Cat and Girl have picked two nice and juicy little literary targets to bedevil!
Or actually, one literary target and one literary-adjacent (and probably apocryphal) anecdote. It’s probably fun, if not precisely funny, that our characters are not directly challenging the truth or the reputed depth of the anecdote, nor directly mocking it, but blithely misunderstanding it and spinning their own absurd background explanations. Which maybe does the job of a take-down without showing attitude!
What do our readers think of these two iconic stories? (Oh, of course first someone must identify them.)
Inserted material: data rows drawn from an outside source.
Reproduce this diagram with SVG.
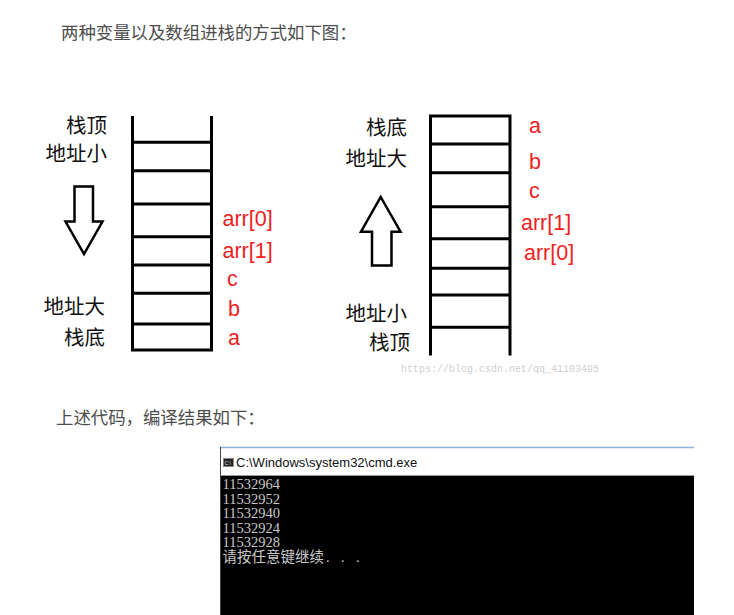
<svg xmlns="http://www.w3.org/2000/svg" width="734" height="615" viewBox="0 0 734 615">
<style>
.cap{font-family:"Noto Sans CJK SC","Liberation Sans",sans-serif;font-size:17.4px;fill:#4d4d4d}
.lbl{font-family:"Noto Sans CJK SC","Liberation Sans",sans-serif;font-size:20.5px;fill:#111}
.red{font-family:"Liberation Sans","Noto Sans",sans-serif;font-size:21.5px;fill:#ee2222}
.stk{stroke:#000;stroke-width:3;fill:none}
.arw{stroke:#000;stroke-width:2.5;fill:#fff;stroke-linejoin:miter}
.con{font-family:"Liberation Serif","Noto Sans CJK SC",serif;font-size:14.5px;fill:#c8c8c8}
.wm{font-family:"Liberation Mono",monospace;font-size:10px;fill:#d0d0d0}
</style>
<rect width="734" height="615" fill="#fff"/>
<text class="cap" x="61" y="38.5">两种变量以及数组进栈的方式如下图：</text>

<g id="left-stack">
<path class="stk" d="M132.5,116V351.5M211.5,116V351.5M132.5,142.3H211.5M132.5,170.7H211.5M132.5,204H211.5M132.5,236.7H211.5M132.5,265H211.5M132.5,293.3H211.5M132.5,324H211.5M132.5,350H211.5"/>
</g>
<g id="left-labels">
<text class="lbl" x="107" y="133" text-anchor="end">栈顶</text>
<text class="lbl" x="107" y="161" text-anchor="end">地址小</text>
<text class="lbl" x="105" y="314" text-anchor="end">地址大</text>
<text class="lbl" x="105" y="344.5" text-anchor="end">栈底</text>
</g>
<g id="left-arrow">
<path class="arw" d="M74.5,186.5H93V221.5H102.5L84,254L65.5,221.5H74.5Z"/>
</g>
<g id="left-vars">
<text class="red" x="222.5" y="225.5">arr[0]</text>
<text class="red" x="222.5" y="257.5">arr[1]</text>
<text class="red" x="227" y="285.5">c</text>
<text class="red" x="228" y="315.5">b</text>
<text class="red" x="228" y="344.5">a</text>
</g>

<g id="right-stack">
<path class="stk" d="M430.5,116V355.5M510,116V355.5M429,116H511.5M430.5,144H510M430.5,172.7H510M430.5,206.7H510M430.5,238.7H510M430.5,268.3H510M430.5,295H510M430.5,327.3H510"/>
</g>
<g id="right-labels">
<text class="lbl" x="407" y="135" text-anchor="end">栈底</text>
<text class="lbl" x="407" y="165.5" text-anchor="end">地址大</text>
<text class="lbl" x="407" y="320.5" text-anchor="end">地址小</text>
<text class="lbl" x="410" y="349.5" text-anchor="end">栈顶</text>
</g>
<g id="right-arrow">
<path class="arw" d="M372,265.5V231.7H361L380.7,197L400.5,231.7H391.5V265.5Z"/>
</g>
<g id="right-vars">
<text class="red" x="529" y="132.5">a</text>
<text class="red" x="529" y="168.5">b</text>
<text class="red" x="529" y="197.5">c</text>
<text class="red" x="521" y="229.5">arr[1]</text>
<text class="red" x="524" y="259.5">arr[0]</text>
</g>
<text class="wm" x="401" y="372">https://blog.csdn.net/qq_41103495</text>

<text class="cap" x="56" y="424">上述代码，编译结果如下：</text>

<g id="cmd-window">
<rect x="220.5" y="447.5" width="474" height="28" fill="#fff"/>
<line x1="220" y1="447.5" x2="694" y2="447.5" stroke="#8fb4d9" stroke-width="1.5"/>
<line x1="220.5" y1="447" x2="220.5" y2="615" stroke="#444" stroke-width="1"/>
<rect x="221" y="475" width="473" height="140" fill="#000"/>
<line x1="221" y1="475.5" x2="694" y2="475.5" stroke="#999" stroke-width="1"/>
<rect x="223.5" y="458.5" width="10" height="8" fill="#222" stroke="#888" stroke-width="1"/>
<text x="224.5" y="465" font-family="Liberation Sans,sans-serif" font-size="5" fill="#ddd">C:\</text>
<text x="236" y="467" font-family="Liberation Sans,Noto Sans,sans-serif" font-size="13" fill="#111">C:\Windows\system32\cmd.exe</text>
<text class="con" x="222.5" y="489">11532964</text>
<text class="con" x="222.5" y="503.5">11532952</text>
<text class="con" x="222.5" y="518">11532940</text>
<text class="con" x="222.5" y="532.5">11532924</text>
<text class="con" x="222.5" y="547">11532928</text>
<text class="con" x="222.5" y="562" font-size="14">请按任意键继续<tspan x="326">.</tspan><tspan x="341">.</tspan><tspan x="356">.</tspan></text>
</g>
</svg>
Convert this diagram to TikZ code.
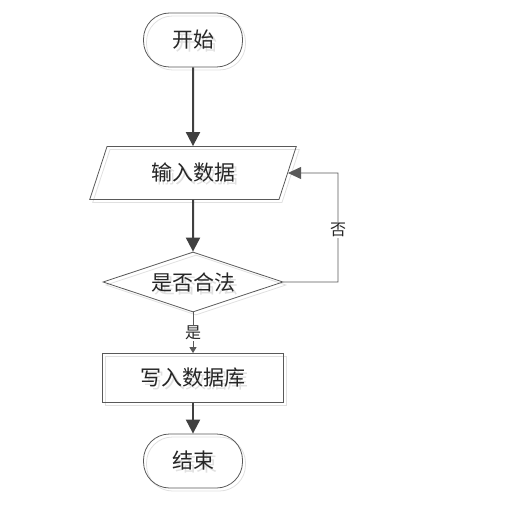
\documentclass[tikz,border=0pt]{standalone}
\usepackage{fontspec}
\newfontfamily\cjk{Noto Sans CJK SC}
\usetikzlibrary{arrows.meta,shapes.geometric}
\begin{document}
\begin{tikzpicture}[x=1pt,y=-1pt,
  base/.style={draw=black!65, line width=0.8pt, font=\cjk\fontsize{21}{21}\selectfont, text=black!85, inner sep=0pt},
  ghost/.style={draw=black!12, text=black!12},
  term/.style={base, rectangle, rounded corners=26pt, minimum width=99pt, minimum height=54pt},
  io/.style={base, trapezium, trapezium left angle=66.5, trapezium right angle=113.5, trapezium stretches=true, minimum width=207pt, minimum height=53pt},
  decide/.style={base, diamond, aspect=3, minimum width=180pt, minimum height=60pt},
  proc/.style={base, rectangle, minimum width=181pt, minimum height=49pt},
  bigarrow/.style={draw=black!75, line width=2pt, -{Triangle[length=14pt,width=14pt]}},
  thinline/.style={draw=black!65, line width=0.8pt},
  lbl/.style={font=\cjk\fontsize{16}{16}\selectfont, text=black!85, fill=white, inner sep=1pt}
]
\useasboundingbox (0,0) rectangle (527,505);
% ghost shadows
\node[term, ghost] (gs) at (196,43) {开始};
\node[io, ghost] (gi) at (196,176) {输入数据};
\node[decide, ghost] (gd) at (196,285) {是否合法};
\node[proc, ghost] (gp) at (196,381) {写入数据库};
\node[term, ghost] (ge) at (196,464) {结束};
% main nodes
\node[term] (start) at (193,40) {开始};
\node[io] (in) at (193,173) {输入数据};
\node[decide] (chk) at (193,282) {是否合法};
\node[proc] (wr) at (193,378) {写入数据库};
\node[term] (end) at (193,461) {结束};
% connectors
\draw[bigarrow] (start.south) -- (in.north);
\draw[bigarrow] (in.south) -- (chk.north);
\draw[bigarrow] (wr.south) -- (end.north);
\draw[thinline, -{Triangle[length=6pt,width=7pt]}] (chk.south) -- node[lbl] {是} (wr.north);
\coordinate (c1) at (338,282);
\coordinate (c2) at (338,173);
\draw[thinline, -{Triangle[length=13pt,width=12pt]}] (chk.east) -- (c1) -- node[lbl, pos=0.48] {否} (c2) -- (in.east);
\end{tikzpicture}
\end{document}
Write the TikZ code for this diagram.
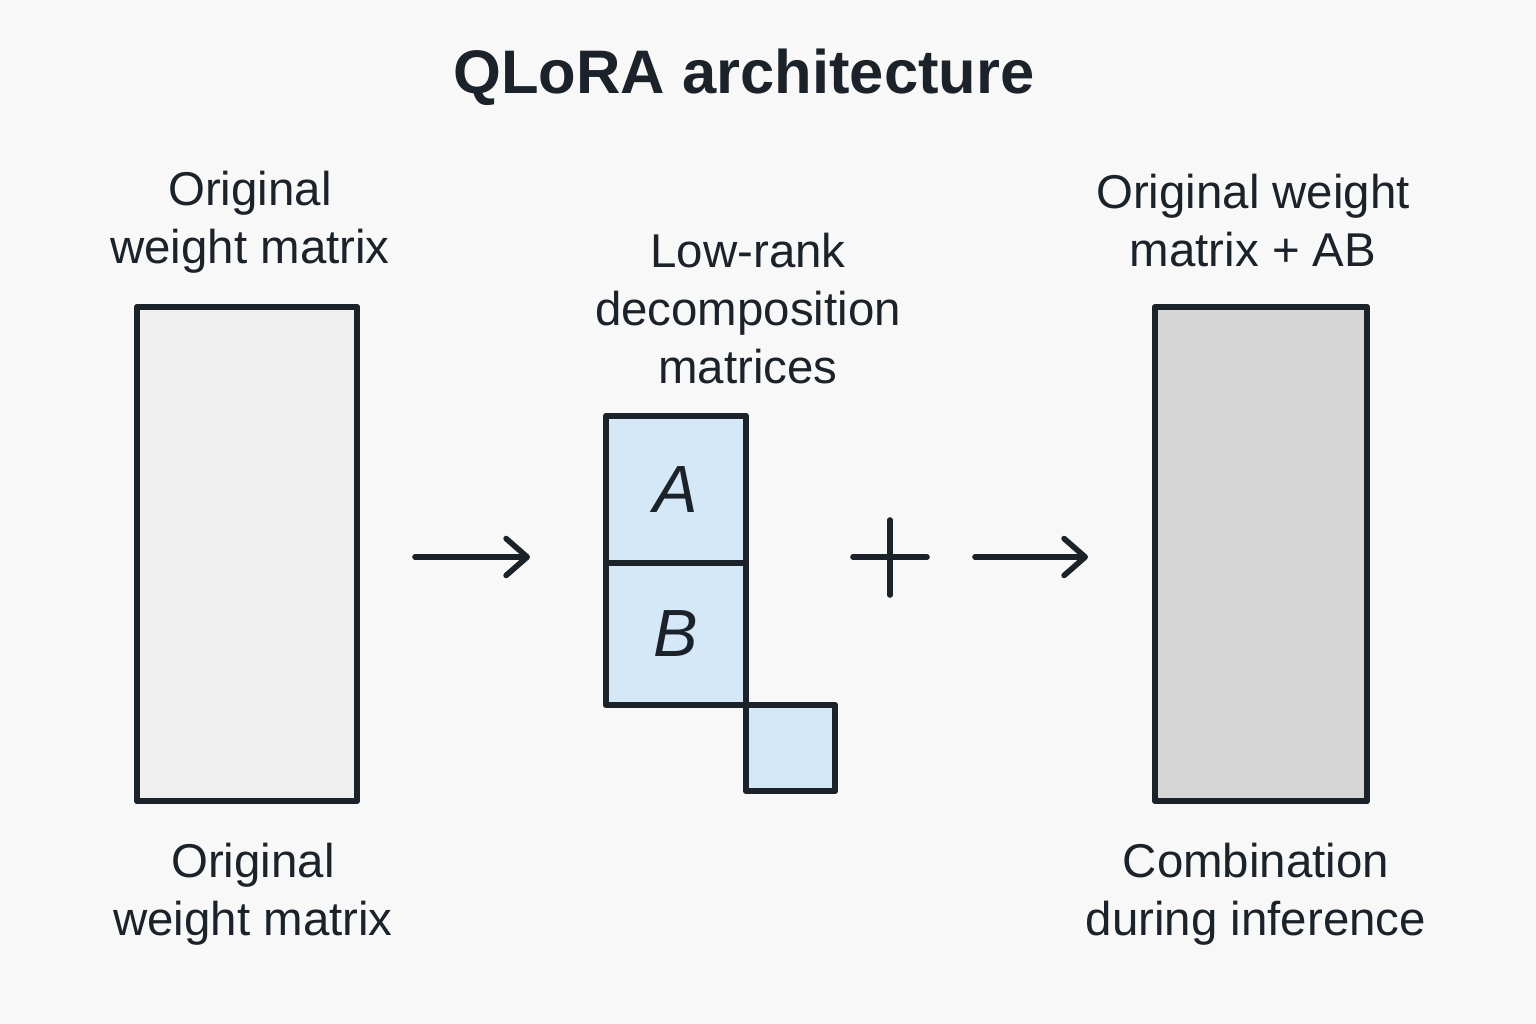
\documentclass[tikz,border=0pt]{standalone}
\usepackage{fontspec}
\setmainfont{Liberation Sans}
\usetikzlibrary{arrows.meta}
\definecolor{ink}{HTML}{1B222A}
\definecolor{paper}{HTML}{F8F8F8}
\definecolor{lowrank}{HTML}{D5E8F8}
\definecolor{frozen}{HTML}{F0F0F0}
\definecolor{merged}{HTML}{D6D6D6}
\begin{document}
\begin{tikzpicture}[x=0.02cm,y=-0.02cm,
  lbl/.style={align=center,text=ink,font=\fontsize{27}{33}\selectfont},
  mat/.style={draw=ink,line width=3.8pt,line join=round,inner sep=0pt},
  letter/.style={text=ink,font=\fontsize{38}{40}\selectfont\itshape},
  arr/.style={draw=ink,line width=3.2pt,line cap=round,
    -{Straight Barb[length=12pt,width=21pt,line cap=round,line join=round]}}]
\fill[paper] (0,0) rectangle (1536,1024);
\useasboundingbox (0,0) rectangle (1536,1024);
\node[text=ink,font=\bfseries\fontsize{35}{40}\selectfont] (title) at (744,77) {QLoRA architecture};
% original weights
\node[mat,fill=frozen,minimum width=4.4cm,minimum height=9.88cm] (W) at (247,554) {};
\node[lbl] (Wtop) at (250,222) {Original\\weight matrix};
\node[lbl] (Wbot) at (253,894) {Original\\weight matrix};
\coordinate (in1) at (415,557);
\coordinate (out1) at (530,557);
\draw[arr] (in1) -- (out1);
% low-rank A and B
\node[mat,fill=lowrank,minimum width=2.8cm,minimum height=2.94cm,letter] (A) at (676,489.5) {A};
\node[mat,fill=lowrank,minimum width=2.8cm,minimum height=2.84cm,letter] (B) at (676,634) {B};
\node[mat,fill=lowrank,minimum width=1.78cm,minimum height=1.72cm] (r) at (790.5,748) {};
\node[lbl] (ABtop) at (748,309) {Low-rank\\decomposition\\matrices};
% plus
\coordinate (plus) at (890,557);
\draw[ink,line width=3.2pt,line cap=round] ([xshift=-0.74cm]plus) -- ([xshift=0.74cm]plus)
  ([yshift=0.74cm]plus) -- ([yshift=-0.76cm]plus);
\coordinate (in2) at (975,557);
\coordinate (out2) at (1088,557);
\draw[arr] (in2) -- (out2);
% merged weights
\node[mat,fill=merged,minimum width=4.24cm,minimum height=9.88cm] (M) at (1261,554) {};
\node[lbl] (Mtop) at (1253,221) {Original weight\\matrix + AB};
\node[lbl] (Mbot) at (1256,894) {Combination\\during inference};
\end{tikzpicture}
\end{document}
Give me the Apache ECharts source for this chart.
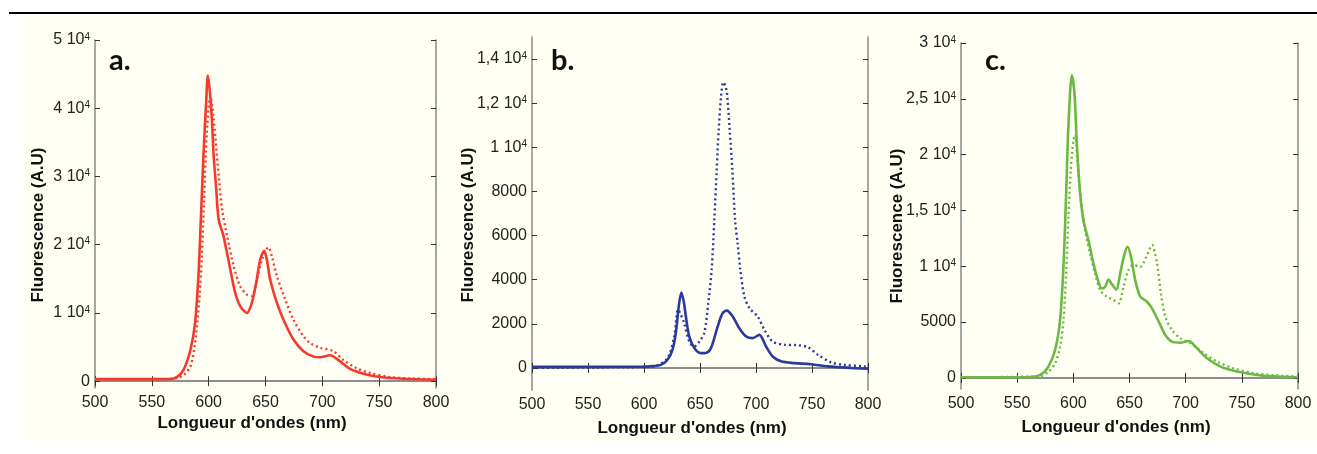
<!DOCTYPE html>
<html>
<head>
<meta charset="utf-8">
<script src="https://cdn.jsdelivr.net/npm/echarts@6/dist/echarts.min.js"></script>
<style>
  html, body { margin: 0; padding: 0; background: #fff; }
  #wrap { position: relative; width: 1317px; height: 454px; }
  #cream { position: absolute; left: 23px; top: 16px; width: 1294px; height: 426px; background: #fffff3; }
  #rule { position: absolute; left: 9px; top: 12px; width: 1308px; height: 2px; background: #000; }
  #chart { position: absolute; left: 0; top: 0; width: 1317px; height: 454px; }
</style>
</head>
<body>
<div id="wrap">
  <div id="cream"></div>
  <div id="rule"></div>
  <div id="chart"></div>
</div>
<script>
// x ticks (nm)
var xTicks = [500, 550, 600, 650, 700, 750, 800];

// y ticks per panel
var aTicks = [0, 10000, 20000, 30000, 40000, 50000];
var bTicks = [0, 2000, 4000, 6000, 8000, 10000, 12000, 14000];
var cTicks = [0, 5000, 10000, 15000, 20000, 25000, 30000];

// panel a (red) : [wavelength, intensity]
var aSolid = [[500,300],[550,300],[566,320],[572,600],[578,1700],[584,4600],[588,8500],[591,15400],[593,23200],[595.4,33000],[597.8,40900],[599.3,44800],[601.3,42000],[603,37900],[604.4,33000],[606.5,28500],[608.8,23700],[613,21300],[619,16400],[623.4,12900],[627.8,11000],[633.6,10000],[638,11500],[641.8,14400],[645.3,17800],[648.9,19100],[651.2,17800],[654.1,14900],[660,11500],[665.8,9000],[674.6,6100],[683.4,4400],[692.2,3600],[698,3500],[706.8,3800],[715.6,2900],[724.4,1800],[736.1,1100],[750.8,600],[771.3,350],[800,200]];
var aDotted = [[500,300],[560,300],[570,400],[578,900],[584,2200],[588,5600],[592,12500],[594,18300],[596,26700],[598.4,36500],[601.5,41800],[604,39000],[606,35500],[608.8,30100],[611.8,25200],[616.2,21300],[622,16900],[627.8,13900],[633.6,12700],[638,12500],[641.8,14400],[646.8,17800],[652.6,19600],[655.6,18300],[660,15400],[667.3,12000],[674.6,9000],[683.4,6600],[689.3,5600],[698,4900],[709.7,4400],[718.5,3100],[730.2,1900],[742,1200],[759.6,600],[777.2,400],[800,300]];

// panel b (blue)
var bSolid = [[500,50],[550,50],[600,60],[605,70],[615,140],[621,370],[625.4,820],[628.4,1580],[631.4,2940],[633.4,3420],[635.5,3000],[637.4,2330],[640.4,1430],[644.9,900],[650.8,670],[655.3,680],[659.8,900],[665.8,1880],[670.2,2480],[674,2600],[679.2,2330],[685.1,1800],[691.1,1430],[697,1350],[703,1500],[709,970],[714.9,520],[722.4,300],[734.3,220],[749.1,170],[764,70],[784.9,0],[800,-30]];
var bDotted = [[500,0],[600,40],[610,80],[621,450],[627,1430],[630.4,2650],[633,2400],[635.9,2030],[640.4,1200],[644.9,970],[649.4,1200],[653.8,1580],[657.4,2940],[660.4,4450],[662.8,6710],[664.9,8970],[666.7,10800],[668.8,12300],[670.8,12950],[672.5,12800],[674.1,12450],[676.5,10800],[678.9,8970],[681.3,6710],[683.6,5650],[686,4450],[689.6,3240],[694.1,2710],[701.5,2330],[707.5,1730],[714.9,1200],[725.4,1050],[737.3,1030],[746.3,940],[755.2,600],[767.1,250],[779,140],[797,70],[800,60]];

// panel c (green)
var cSolid = [[500,50],[560,60],[570.4,260],[577.8,1000],[583.8,2500],[588.2,5170],[591.2,9950],[593.6,16500],[595.6,22500],[598.7,27100],[601,25500],[603.1,21000],[606.1,16500],[609,14100],[613.5,12300],[617.9,10250],[622.4,8600],[625.4,8000],[628.3,8160],[631.3,8800],[634.3,8400],[638.2,7900],[641.7,9350],[645.3,11000],[648.3,11740],[651.3,10850],[655.1,8750],[659.6,7270],[665.6,6820],[670,6220],[676,5030],[681.9,3840],[687.8,3240],[695.3,3150],[702.7,3300],[710.2,2640],[719.1,1750],[731,1000],[745.8,560],[763.6,260],[781.4,110],[800,50]];
var cDotted = [[500,50],[570,150],[577.8,560],[583.8,1300],[588.2,2800],[591.2,5170],[593.6,9350],[595.6,14400],[597.7,18600],[600.1,21300],[601.8,21800],[603.6,19500],[606.1,16500],[610.5,13200],[615,11100],[619.4,9350],[623.9,7860],[629.8,7270],[635.8,6970],[640.2,6670],[644.7,8160],[649.1,9650],[653.6,10100],[659.6,9950],[665,10850],[670,11900],[674.5,10250],[678,7570],[681.9,5480],[687.8,4280],[695.3,3540],[704.2,3090],[716.1,2200],[728,1450],[742.8,850],[760.6,410],[778.5,230],[800,110]];

var FONT = "'Liberation Sans', Arial, sans-serif";

function sci(v) {
  if (v >= 10000) {
    return String(v / 10000).replace('.', ',') + ' 10{sup|4}';
  }
  return String(v);
}

var panels = [
  { grid: { left: 95, top: 40, width: 341, height: 348 }, ymin: -1000, ymax: 50000, ticks: aTicks,
    color: '#f43a2e', solid: aSolid, dotted: aDotted, letter: 'a.', lx: 109, nameY: [38, 225], nameX: [252, 423] },
  { grid: { left: 532, top: 37, width: 336, height: 353 }, ymin: -1000, ymax: 15000, ticks: bTicks,
    color: '#2b3a9c', solid: bSolid, dotted: bDotted, letter: 'b.', lx: 551, nameY: [468, 225], nameX: [692, 428] },
  { grid: { left: 961, top: 43, width: 337, height: 346 }, ymin: -1000, ymax: 30000, ticks: cTicks,
    color: '#6cb845', solid: cSolid, dotted: cDotted, letter: 'c.', lx: 985, nameY: [897, 226], nameX: [1116, 427] }
];

var grids = [], xAxes = [], yAxes = [], series = [], graphics = [];

panels.forEach(function(p, i) {
  grids.push(p.grid);
  var line = { lineStyle: { color: '#888', width: 1.5 } };
  var tick = { inside: true, length: 5, lineStyle: { color: '#333', width: 1 } };
  xAxes.push({
    gridIndex: i, type: 'value', position: 'bottom', min: 500, max: 800, interval: 50,
    axisLine: line, axisTick: tick, splitLine: { show: false },
    axisLabel: { fontSize: 16, color: '#222', fontFamily: FONT, margin: 7, showMinLabel: true, showMaxLabel: true }
  });
  xAxes.push({
    gridIndex: i, type: 'value', position: 'top', min: 500, max: 800, interval: 50,
    axisLine: line, axisTick: tick, splitLine: { show: false }, axisLabel: { show: false }
  });
  yAxes.push({
    gridIndex: i, type: 'value', position: 'left', min: p.ymin, max: p.ymax,
    axisLine: line, axisTick: Object.assign({ customValues: p.ticks }, tick), splitLine: { show: false },
    axisLabel: {
      customValues: p.ticks, formatter: sci, fontSize: 16, color: '#222', fontFamily: FONT, margin: 5,
      rich: { sup: { fontSize: 10, color: '#222', fontFamily: FONT, verticalAlign: 'top', lineHeight: 10 } }
    }
  });
  yAxes.push({
    gridIndex: i, type: 'value', position: 'right', min: p.ymin, max: p.ymax,
    axisLine: line, axisTick: Object.assign({ customValues: p.ticks }, tick), splitLine: { show: false },
    axisLabel: { show: false }
  });

  series.push({
    type: 'line', xAxisIndex: 2 * i, yAxisIndex: 2 * i, data: p.dotted, showSymbol: false,
    smooth: 0.3,
    lineStyle: { color: p.color, width: 2.4, type: [2, 3] }
  });
  series.push({
    type: 'line', xAxisIndex: 2 * i, yAxisIndex: 2 * i, data: p.solid, showSymbol: false,
    smooth: 0.3,
    lineStyle: { color: p.color, width: 2.6 }
  });

  graphics.push({
    type: 'text', left: p.lx, top: 46,
    style: { text: p.letter, font: "bold 29px Lato, 'Noto Sans', sans-serif", fill: '#111' }
  });
  graphics.push({
    type: 'text', x: p.nameY[0], y: p.nameY[1], rotation: Math.PI / 2,
    style: { text: 'Fluorescence (A.U)', font: 'bold 17px ' + FONT, fill: '#111', align: 'center', verticalAlign: 'middle' }
  });
  graphics.push({
    type: 'text', x: p.nameX[0], y: p.nameX[1],
    style: { text: "Longueur d'ondes (nm)", font: 'bold 17px ' + FONT, fill: '#111', align: 'center', verticalAlign: 'middle' }
  });
});

var chart = echarts.init(document.getElementById('chart'));
chart.setOption({
  backgroundColor: 'transparent',
  animation: false,
  grid: grids,
  xAxis: xAxes,
  yAxis: yAxes,
  series: series,
  graphic: graphics
});
</script>
</body>
</html>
Below the break, some prior responses to one of them! And the quick Snopes link for the fake. (I’m not sure the Page Break tool will work as intended. If not, don’t panic, the additional content is still there and we will just pop it out if needed.) (Update: using the Details tool instead. This seems to work better. But the “Don’t Panic” advice still holds, of course.)
Open for spoiler-ish notes!
The Hemingway authorship of the baby shoes “six-word story” is debunked at Snopes.
Probably the best-known response by an established poet is “Variations on a Theme by William Carlos Williams” by Kenneth Koch. Here is a personal blog post (responding to a This American Life episode), giving the original, the Koch, and another variation, written by a sixth-grader.
The CIDU here is the relevance of panel 3. Is this a Tickle Me Elmo reference of some sort? That panel seems irrelevant to the joke. This was originally published in 2012.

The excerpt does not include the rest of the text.